Leave the S21 Prison on our way to the Killing Fields. This is the location they would take the S21 Prison inmates to have them killed. As I pull up, looks like any other piece of Cambodia land save the large gates and monument at the entrance. Pay the $2, walk through the gate, staring you right in the face is a 60 foot tall White Stupa (religious monument that usually holds Buddha relics), beautiful from a distance, upon closer observation, it's a monument full of 17,000 peoples skulls, thigh bones, teeth, remnants of the victims of Pol Pot's Rouge.

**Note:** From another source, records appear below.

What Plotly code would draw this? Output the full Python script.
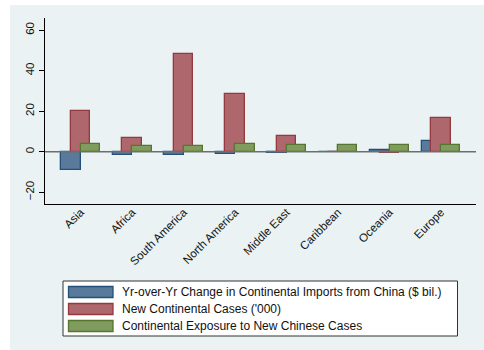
import plotly.graph_objects as go

# Continents and the three series shown for each
regions = ["Asia", "Africa", "South America", "North America",
           "Middle East", "Caribbean", "Oceania", "Europe"]
imports_change = [-9.2, -1.5, -1.5, -1.0, -0.5, -0.3, 0.8, 5.3]
new_cases = [20.0, 6.6, 48.2, 28.3, 7.8, -0.2, -0.4, 16.6]
exposure = [3.6, 2.8, 2.8, 3.8, 3.1, 3.1, 3.1, 3.1]

series_names = [
    "Yr-over-Yr Change in Continental Imports from China ($ bil.)",
    "New Continental Cases ('000)",
    "Continental Exposure to New Chinese Cases",
]
y_ticks = [-20, 0, 20, 40, 60]

fills = ["#5a7a9b", "#ae676c", "#7f9b5e"]
edges = ["#23507a", "#93393f", "#56762f"]
BG = "#eaf2f3"
FONT = "Liberation Sans, Arial, sans-serif"

W, H = 484, 350
ML, MR, MT, MB = 45, 8, 18, 146
PW, PH = W - ML - MR, H - MT - MB

xpos = list(range(len(regions)))
bw = 0.377
offsets = [-bw, -bw / 2, 0.0]

fig = go.Figure()
for vals, name, fc, lc, off in zip([imports_change, new_cases, exposure],
                                   series_names, fills, edges, offsets):
    fig.add_trace(go.Bar(
        x=xpos, y=vals, name=name, width=bw, offset=off,
        marker=dict(color=fc, line=dict(color=lc, width=1.3)),
        showlegend=False,
    ))


def px_x(p):
    return (p - ML) / PW


def px_y(p):
    return (H - MB - p) / PH


shapes = [
    # outer panel background
    dict(type="rect", xref="paper", yref="paper", layer="below",
         x0=px_x(10), x1=px_x(W + 2), y0=px_y(5), y1=px_y(H + 2),
         fillcolor=BG, line=dict(width=0)),
    # zero reference line
    dict(type="line", xref="paper", yref="y", x0=0, x1=1, y0=0, y1=0,
         line=dict(color="#6e6e6e", width=1.5), layer="above"),
    # legend frame
    dict(type="rect", xref="paper", yref="paper",
         x0=px_x(63), x1=px_x(457.5), y0=px_y(281), y1=px_y(336),
         fillcolor="white", line=dict(color="#333333", width=1)),
]

annotations = []
row_y = [292, 309, 326]
for name, fc, lc, ry in zip(series_names, fills, edges, row_y):
    shapes.append(dict(type="rect", xref="paper", yref="paper",
                       x0=px_x(68.5), x1=px_x(113), y0=px_y(ry - 5.5), y1=px_y(ry + 5.5),
                       fillcolor=fc, line=dict(color=lc, width=1.3)))
    annotations.append(dict(xref="paper", yref="paper", x=px_x(120), y=px_y(ry),
                            text=name, showarrow=False, xanchor="left", yanchor="middle",
                            font=dict(size=12, color="#111111", family=FONT)))

fig.update_layout(
    width=W, height=H,
    margin=dict(l=ML, r=MR, t=MT, b=MB),
    paper_bgcolor="white", plot_bgcolor="white",
    barmode="overlay", bargap=0,
    font=dict(family=FONT, size=11, color="#111111"),
    shapes=shapes, annotations=annotations,
    showlegend=False,
    xaxis=dict(
        tickmode="array", tickvals=xpos, ticktext=regions,
        range=[-0.693, 7.68], tickangle=-45, ticks="", ticklen=0,
        ticklabelstandoff=-4,
        showline=True, linecolor="black", linewidth=1.2, mirror=False,
        showgrid=False, zeroline=False, fixedrange=True,
        tickfont=dict(size=11.5, color="#111111"),
    ),
    yaxis=dict(
        tickmode="array", tickvals=y_ticks, range=[-25.8, 66],
        ticks="outside", ticklen=5, tickcolor="black", tickangle=-90,
        showline=True, linecolor="black", linewidth=1.2,
        showgrid=True, gridcolor=BG, gridwidth=1, zeroline=False,
        tickfont=dict(size=11.5, color="#111111"),
    ),
)

fig.write_html("out.html")
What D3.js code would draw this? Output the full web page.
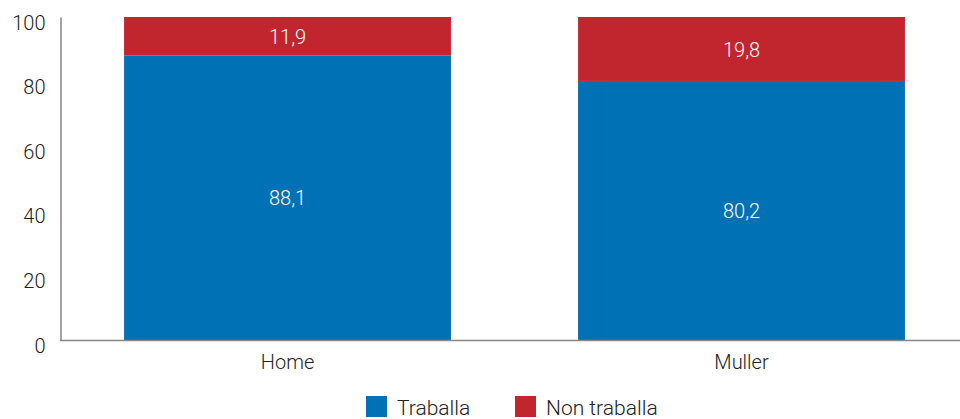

Reach the fields, the infamous fields, realize that the grave sites typically are no bigger than 10 feet squared, containing 100's of bodies. As seen today, just looks like a field with some divots and signs with a few large trees. Two trees in particular have significance, one used to smash babies skulls against to not waste bullets, another to hold a speaker to drown out the screams. If those trees could talk, cry, scream, fight ...

"Hey mister, where you from?" I had not noticed him before, but a child of 8 or 9 stands at the fence. Up to this point, somber state, now distracted. Uh what? America. "You take picture of me? Us?" 3 more young boys round a corner and run up to my location, only a fence dividing us. Sure. Take the picture, they want a gander, not 2 seconds later, "5 dollars". Excuse me? "5 dollars for the picture. Come on mister, you have it." Actually, I only have a $20 and I need it to pay the tuk tuk driver and eat tonight. "You lie, show me. Show me your pockets." Wow, really? Going to try an call me out like that. Pull out my pockets, show them the $20, eyes get big. "You give for me and all my friends." Mind you, never a question, always a demand. No way dude. Plus I hear that if I give you money, it encourages you not to go to school but to beg. You want money? Get an education and make it. "No, we go to school, right over there, half day." Talk about a salesman and knowing how to overcome objections, impressive. I tell him to go into sales when he grows up and walk away.

Return to the main fields area and the museum in time to catch the movie. I'm fairly certain it was made by a Cambodian in 1980 and they have never updated it. Everything they said was accusatory, as though they were still trying to convince people it happened. It's sad that they ever felt like that, not only to live through an atrocity like this, but then not be believed.

Mike and I left and headed back to Happy in the tuk tuk, mostly in silence. Tomorrow I leave for Vietnam, tonight I'm grabbing some dinner at Happy and hitting the hay.